Now that we're clear on singular and plural nouns, let's discuss how "was" and "were" come into play. "Was" is the past tense form of the verb "to be" used with singular nouns, while "were" is the past tense form used with plural nouns.

Here are some examples to illustrate this concept:

  • She was at the party last night. (singular subject)
  • They were at the party last night. (plural subject)

It's important to note that "was" and "were" are also used with pronouns. "Was" is used with the singular pronouns "I," "he," "she," and "it," while "were" is used with the plural pronouns "we," "you," and "they."

Exploring the Subjunctive Mood

Now that we've covered the basics, it's time to delve into a slightly more complex aspect of "was" and "were" usage: the subjunctive mood. The subjunctive mood is used to express hypothetical situations, wishes, desires, or suggestions. In these cases, "were" is used even with singular subjects.

For example:

  • If I were a millionaire, I would travel the world.
  • I wish he were here with us right now.

In both of these examples, the subjunctive mood is used because the situations are hypothetical or desired, not actual facts. Notice that "were" is used with the singular subjects "I" and "he."

Common Mistakes and How to Avoid Them

Despite the seemingly straightforward rules, many people still make mistakes when using "was" and "were." Let's take a look at some common errors and how to avoid them.

Mistake #1: Using "was" with plural subjects

Incorrect: The dogs was in the yard.
Correct: The dogs were in the yard.

To avoid this mistake, always make sure to double-check your subject-verb agreement. If the subject is plural, use "were."

Mistake #2: Using "were" with singular subjects

Incorrect: She were at the store.
Correct: She was at the store.

Similarly, ensure that you're using "was" with singular subjects to maintain proper subject-verb agreement.

Mistake #3: Forgetting the subjunctive mood

Incorrect: If she was taller, she could reach the top shelf.
Correct: If she were taller, she could reach the top shelf.

Remember to use "were" in the subjunctive mood, even with singular subjects. Keep an eye out for hypothetical situations, wishes, or suggestions.

The Importance of Consistency in Verb Agreement

You might be wondering why it's so important to be consistent with your use of "was" and "were." The answer is simple: clear communication. When your writing is grammatically accurate, it's easier for your readers to understand your intended meaning. Consistency in verb agreement helps ensure that your writing flows smoothly and effectively conveys your message.

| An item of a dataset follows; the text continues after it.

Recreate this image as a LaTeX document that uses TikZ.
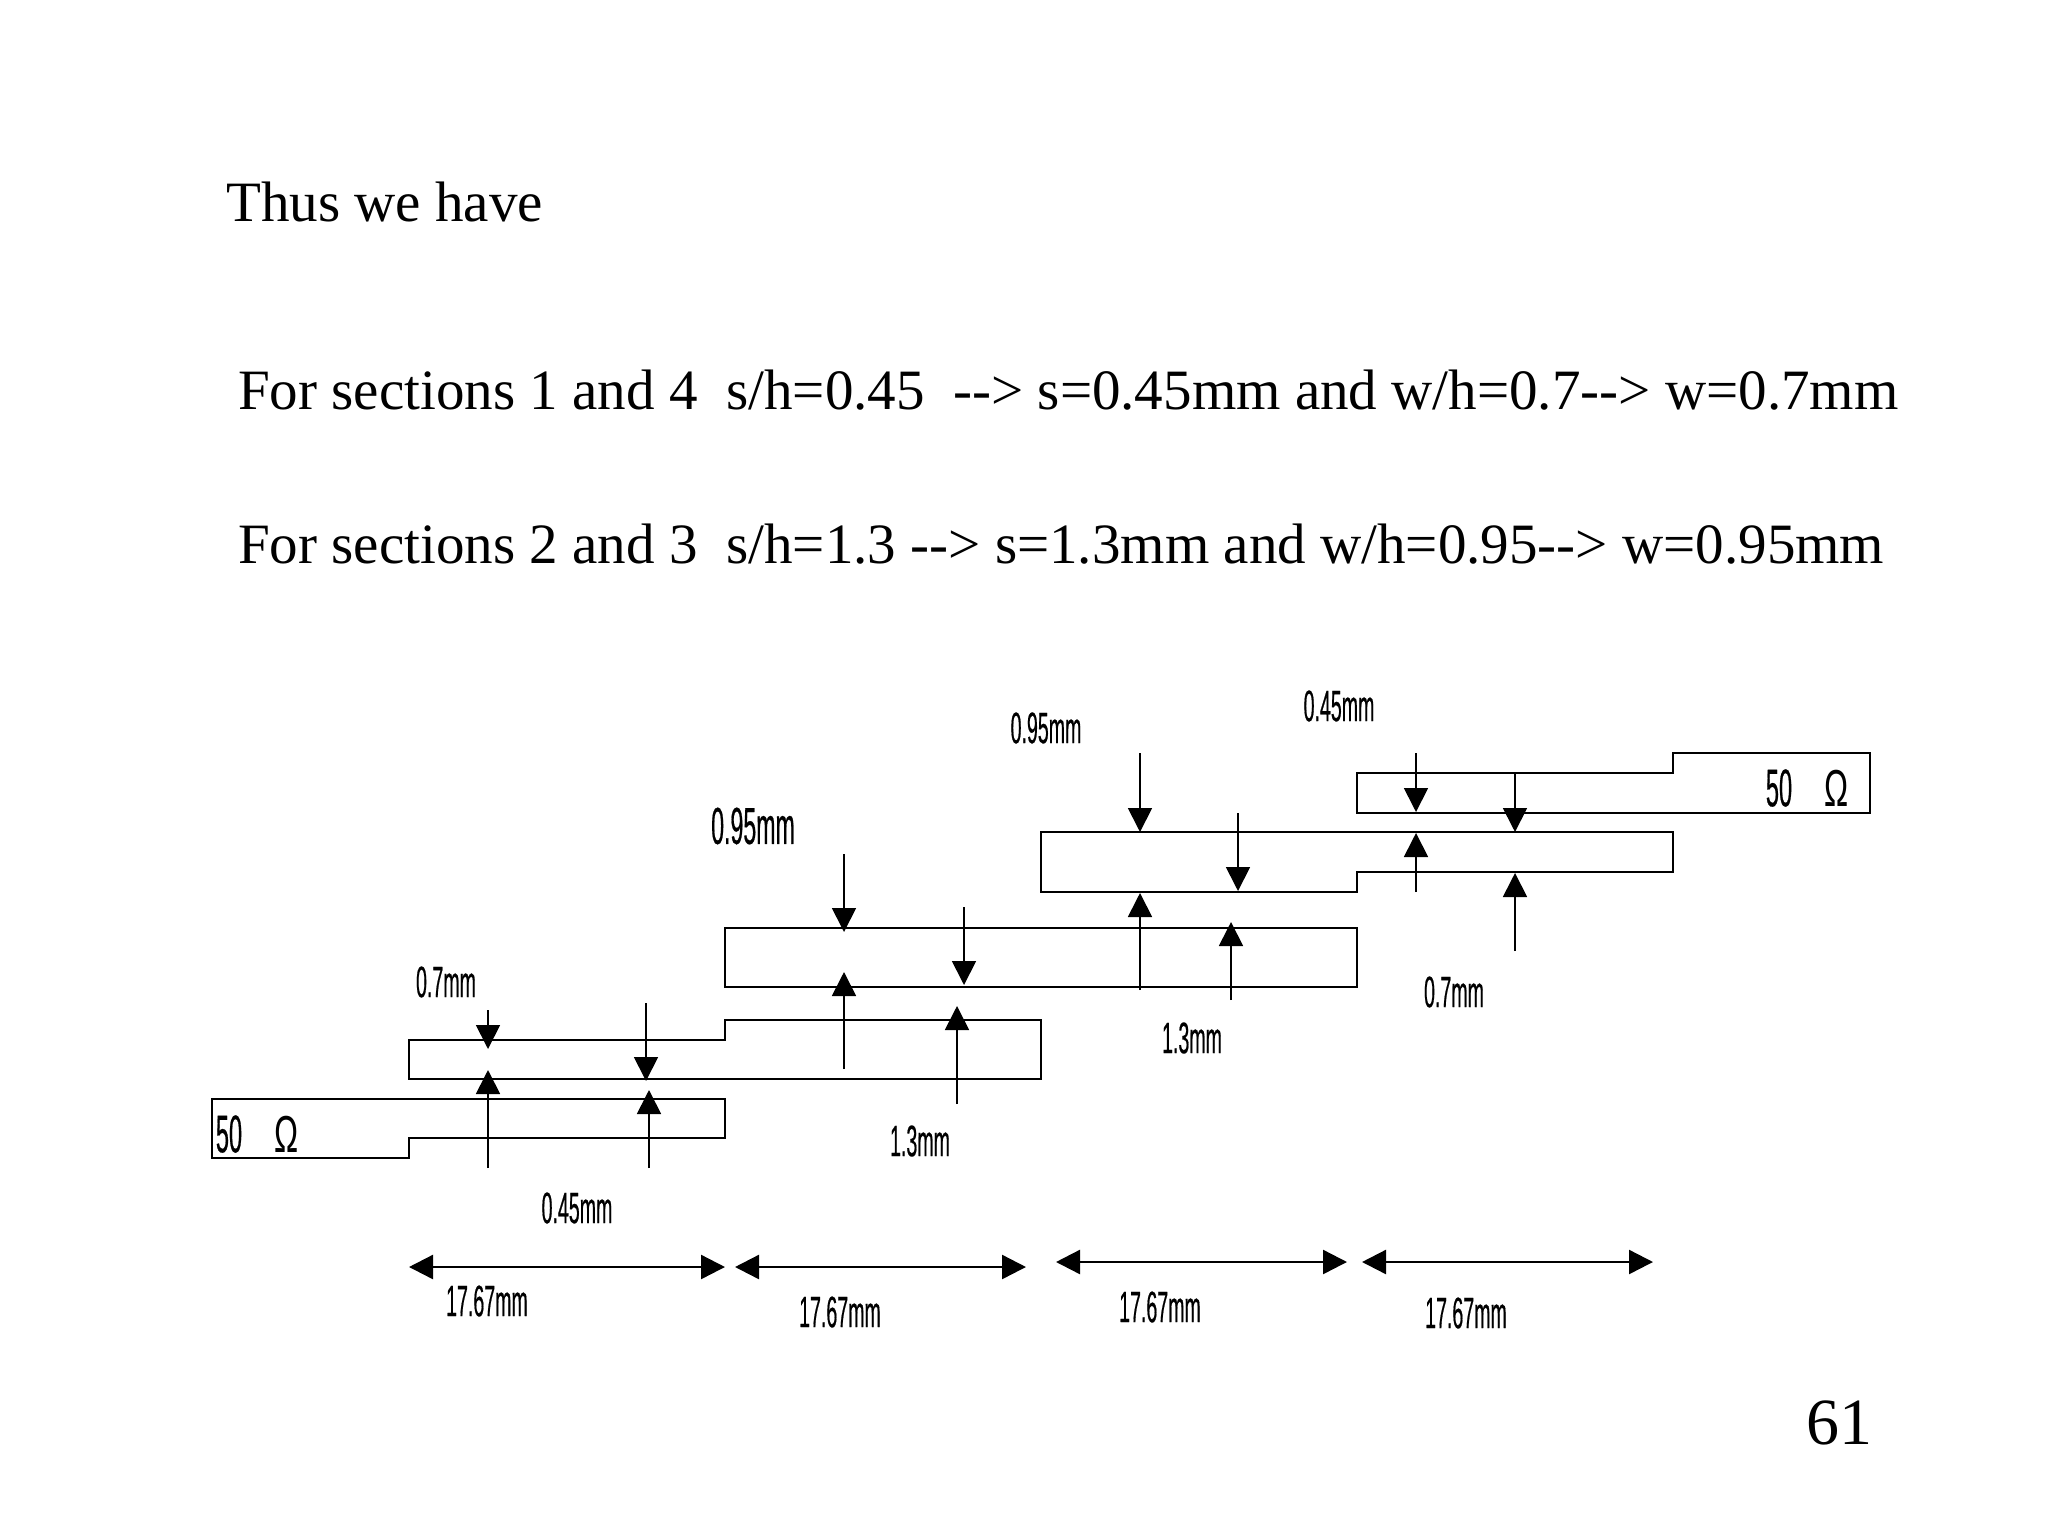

In addition, proper grammar usage not only makes your writing clearer but also enhances your credibility as a writer. When your writing is free of grammatical errors, readers are more likely to trust your content and view you as a knowledgeable source.

Practical Exercises to Improve Your Grammar

Now that you have a solid understanding of "was" and "were" usage, it's time to put your skills to the test. Here are some practical exercises to help you practice and improve your grammar:

  1. Fill-in-the-blank exercises: Find or create sentences with blanks where "was" or "were" should be used. Fill in the blanks with the correct word.

Example:

  • The cat _____ sitting on the windowsill. (Answer: was)
  • The children _____ playing in the park. (Answer: were)
  1. Error correction: Look for sentences with incorrect "was" and "were" usage and correct them.

Example:

  • She were at the concert last night. (Correction: She was at the concert last night.)
  • The books was on the table. (Correction: The books were on the table.)
  1. Rewriting sentences: Rewrite sentences using the subjunctive mood.

Example:

  • If he was older, he would have more experience. (Rewrite: If he were older, he would have more experience.)

Regularly practicing these exercises will help you become more confident in your ability to use "was" and "were" correctly.

Conclusion

Mastering the art of verb agreement, particularly when it comes to "was" and "were" usage, is an essential skill for any writer. By understanding the basics of singular and plural nouns, exploring the subjunctive mood, and practicing with exercises, you'll be well on your way to improving your grammar and writing skills. Remember, practice makes perfect, so keep honing your skills and watch your writing flourish!